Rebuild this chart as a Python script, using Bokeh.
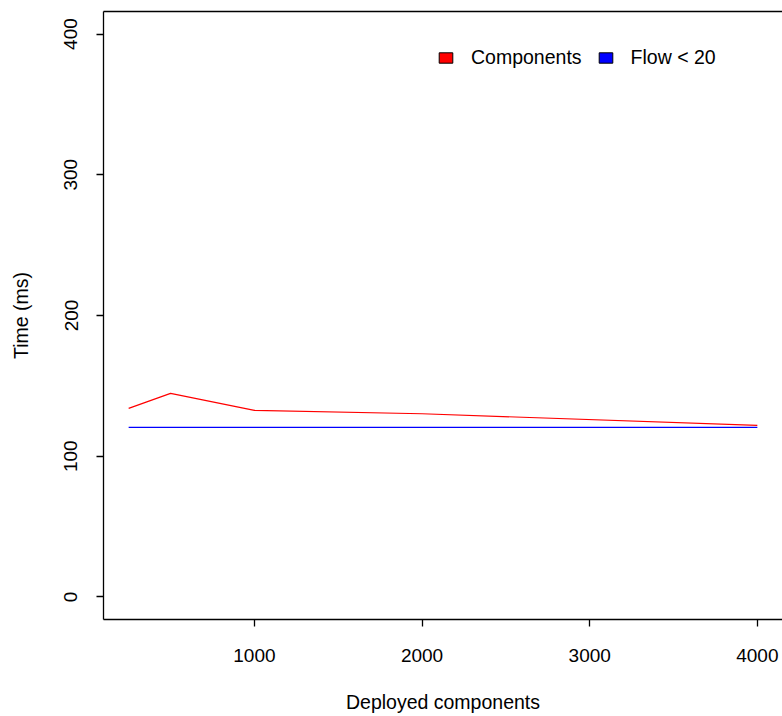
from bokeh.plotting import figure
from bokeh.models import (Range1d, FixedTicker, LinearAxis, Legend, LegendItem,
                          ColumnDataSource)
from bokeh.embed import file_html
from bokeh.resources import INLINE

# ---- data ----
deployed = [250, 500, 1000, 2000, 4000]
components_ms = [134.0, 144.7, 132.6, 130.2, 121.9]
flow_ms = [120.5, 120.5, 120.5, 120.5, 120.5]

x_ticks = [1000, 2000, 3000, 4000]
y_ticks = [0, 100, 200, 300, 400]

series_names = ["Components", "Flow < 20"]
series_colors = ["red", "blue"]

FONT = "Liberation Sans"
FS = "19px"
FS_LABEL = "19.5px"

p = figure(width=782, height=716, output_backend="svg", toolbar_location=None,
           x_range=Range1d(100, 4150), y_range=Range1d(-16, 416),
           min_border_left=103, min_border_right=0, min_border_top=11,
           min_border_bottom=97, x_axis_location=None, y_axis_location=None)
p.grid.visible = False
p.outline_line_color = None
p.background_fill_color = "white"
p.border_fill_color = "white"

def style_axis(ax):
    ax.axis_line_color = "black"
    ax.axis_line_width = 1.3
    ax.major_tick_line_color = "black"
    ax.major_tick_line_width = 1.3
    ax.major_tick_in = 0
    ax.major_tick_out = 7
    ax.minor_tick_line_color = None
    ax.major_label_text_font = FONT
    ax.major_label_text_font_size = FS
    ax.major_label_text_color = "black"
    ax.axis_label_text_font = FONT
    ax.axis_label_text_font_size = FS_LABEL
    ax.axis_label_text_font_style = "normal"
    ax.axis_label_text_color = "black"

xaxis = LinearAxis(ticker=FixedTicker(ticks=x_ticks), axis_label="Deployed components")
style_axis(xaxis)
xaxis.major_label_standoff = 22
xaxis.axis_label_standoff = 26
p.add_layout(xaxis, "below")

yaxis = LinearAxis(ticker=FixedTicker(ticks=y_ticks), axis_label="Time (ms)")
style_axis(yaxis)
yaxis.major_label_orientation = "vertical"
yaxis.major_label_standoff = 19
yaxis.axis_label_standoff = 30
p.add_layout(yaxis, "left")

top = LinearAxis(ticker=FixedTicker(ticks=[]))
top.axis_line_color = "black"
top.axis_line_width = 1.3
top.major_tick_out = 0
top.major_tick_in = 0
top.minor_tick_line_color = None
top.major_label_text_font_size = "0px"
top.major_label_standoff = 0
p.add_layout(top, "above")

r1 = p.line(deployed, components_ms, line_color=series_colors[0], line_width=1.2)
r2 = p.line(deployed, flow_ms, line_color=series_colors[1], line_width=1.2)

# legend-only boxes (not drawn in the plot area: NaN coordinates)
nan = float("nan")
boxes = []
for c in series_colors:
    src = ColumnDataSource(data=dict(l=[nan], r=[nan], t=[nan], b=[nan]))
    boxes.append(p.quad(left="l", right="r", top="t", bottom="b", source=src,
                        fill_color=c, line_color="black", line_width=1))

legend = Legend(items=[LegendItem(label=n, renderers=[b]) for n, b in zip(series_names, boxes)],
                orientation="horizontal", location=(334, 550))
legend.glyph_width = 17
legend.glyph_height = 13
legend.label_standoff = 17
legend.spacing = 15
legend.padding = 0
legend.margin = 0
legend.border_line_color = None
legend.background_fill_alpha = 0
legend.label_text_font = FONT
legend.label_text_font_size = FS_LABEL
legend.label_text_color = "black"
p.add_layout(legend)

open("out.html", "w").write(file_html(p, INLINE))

= = = = =

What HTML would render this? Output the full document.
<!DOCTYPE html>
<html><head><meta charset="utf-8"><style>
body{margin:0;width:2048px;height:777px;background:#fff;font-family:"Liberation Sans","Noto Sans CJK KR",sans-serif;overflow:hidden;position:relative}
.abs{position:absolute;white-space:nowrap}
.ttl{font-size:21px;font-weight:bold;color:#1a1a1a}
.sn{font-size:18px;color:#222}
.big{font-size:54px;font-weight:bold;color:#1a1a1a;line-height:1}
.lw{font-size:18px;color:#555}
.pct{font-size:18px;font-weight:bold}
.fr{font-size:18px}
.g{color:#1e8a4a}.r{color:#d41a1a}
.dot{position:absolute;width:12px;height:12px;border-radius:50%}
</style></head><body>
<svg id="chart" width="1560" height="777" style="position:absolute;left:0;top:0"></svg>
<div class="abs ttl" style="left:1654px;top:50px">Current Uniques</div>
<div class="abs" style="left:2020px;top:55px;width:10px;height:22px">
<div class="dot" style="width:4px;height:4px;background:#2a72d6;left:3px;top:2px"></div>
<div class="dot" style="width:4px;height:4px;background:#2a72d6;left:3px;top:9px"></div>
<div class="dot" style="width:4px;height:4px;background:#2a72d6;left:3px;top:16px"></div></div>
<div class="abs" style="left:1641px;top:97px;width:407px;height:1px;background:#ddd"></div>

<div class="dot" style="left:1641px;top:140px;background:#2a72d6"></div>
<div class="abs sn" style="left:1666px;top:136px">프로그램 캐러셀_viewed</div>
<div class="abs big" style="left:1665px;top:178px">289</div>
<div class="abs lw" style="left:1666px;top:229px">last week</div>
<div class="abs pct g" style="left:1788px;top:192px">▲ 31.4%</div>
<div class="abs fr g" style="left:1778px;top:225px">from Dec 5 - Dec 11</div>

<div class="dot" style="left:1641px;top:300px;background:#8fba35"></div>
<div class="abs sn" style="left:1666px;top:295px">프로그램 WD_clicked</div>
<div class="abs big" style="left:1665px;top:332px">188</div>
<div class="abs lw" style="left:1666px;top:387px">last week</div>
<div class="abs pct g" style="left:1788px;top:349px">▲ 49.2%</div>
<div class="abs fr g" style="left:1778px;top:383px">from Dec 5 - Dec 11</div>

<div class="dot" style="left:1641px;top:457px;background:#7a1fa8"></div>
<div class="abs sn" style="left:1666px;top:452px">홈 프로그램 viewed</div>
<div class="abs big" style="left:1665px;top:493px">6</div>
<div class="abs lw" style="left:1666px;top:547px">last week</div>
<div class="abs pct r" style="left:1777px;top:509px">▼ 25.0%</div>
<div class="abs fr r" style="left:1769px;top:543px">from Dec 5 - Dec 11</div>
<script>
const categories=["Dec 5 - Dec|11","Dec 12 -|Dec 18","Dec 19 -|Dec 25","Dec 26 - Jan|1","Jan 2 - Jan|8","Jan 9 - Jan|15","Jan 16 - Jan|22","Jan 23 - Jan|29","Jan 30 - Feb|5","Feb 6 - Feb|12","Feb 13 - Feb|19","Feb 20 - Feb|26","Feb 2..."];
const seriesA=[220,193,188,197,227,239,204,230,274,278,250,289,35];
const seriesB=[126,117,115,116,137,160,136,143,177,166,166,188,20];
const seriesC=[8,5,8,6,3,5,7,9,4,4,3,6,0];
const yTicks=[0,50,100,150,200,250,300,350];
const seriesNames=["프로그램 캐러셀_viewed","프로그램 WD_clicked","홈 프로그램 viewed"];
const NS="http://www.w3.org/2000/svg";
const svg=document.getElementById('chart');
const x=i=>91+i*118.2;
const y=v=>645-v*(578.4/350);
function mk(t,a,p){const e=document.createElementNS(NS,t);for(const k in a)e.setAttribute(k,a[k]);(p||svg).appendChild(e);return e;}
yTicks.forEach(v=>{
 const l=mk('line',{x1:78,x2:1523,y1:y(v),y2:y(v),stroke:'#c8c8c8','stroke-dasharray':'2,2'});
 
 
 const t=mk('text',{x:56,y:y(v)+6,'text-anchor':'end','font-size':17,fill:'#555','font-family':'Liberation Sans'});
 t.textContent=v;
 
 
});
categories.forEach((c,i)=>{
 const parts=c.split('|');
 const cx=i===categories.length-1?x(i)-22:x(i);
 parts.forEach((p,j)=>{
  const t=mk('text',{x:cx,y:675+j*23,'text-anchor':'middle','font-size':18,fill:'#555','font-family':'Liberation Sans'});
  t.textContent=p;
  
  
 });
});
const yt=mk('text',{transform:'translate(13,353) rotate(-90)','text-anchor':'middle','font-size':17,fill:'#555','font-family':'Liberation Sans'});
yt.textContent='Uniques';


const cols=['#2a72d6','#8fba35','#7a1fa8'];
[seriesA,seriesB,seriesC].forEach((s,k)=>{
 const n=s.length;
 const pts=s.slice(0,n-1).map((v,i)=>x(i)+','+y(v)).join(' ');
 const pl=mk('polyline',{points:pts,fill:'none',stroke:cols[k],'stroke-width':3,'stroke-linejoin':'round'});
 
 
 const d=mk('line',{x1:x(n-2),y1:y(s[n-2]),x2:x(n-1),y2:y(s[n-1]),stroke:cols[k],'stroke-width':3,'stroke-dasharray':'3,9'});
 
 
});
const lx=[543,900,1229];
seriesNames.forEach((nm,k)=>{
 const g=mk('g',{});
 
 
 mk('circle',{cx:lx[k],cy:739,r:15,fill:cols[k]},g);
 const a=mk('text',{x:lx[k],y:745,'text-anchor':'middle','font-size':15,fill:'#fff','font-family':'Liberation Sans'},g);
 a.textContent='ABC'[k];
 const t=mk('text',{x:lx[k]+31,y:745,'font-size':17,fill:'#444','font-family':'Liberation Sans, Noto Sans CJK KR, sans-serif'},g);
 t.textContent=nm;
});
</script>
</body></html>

= = = = =

*JOB:* Of the lines above, quote exactly those from the one with "Rebuild this chart" through the one with "from bokeh.resources import INLINE", ends included; pictures stay out.

*FINAL RESULT:*
Rebuild this chart as a Python script, using Bokeh.
from bokeh.plotting import figure
from bokeh.models import (Range1d, FixedTicker, LinearAxis, Legend, LegendItem,
                          ColumnDataSource)
from bokeh.embed import file_html
from bokeh.resources import INLINE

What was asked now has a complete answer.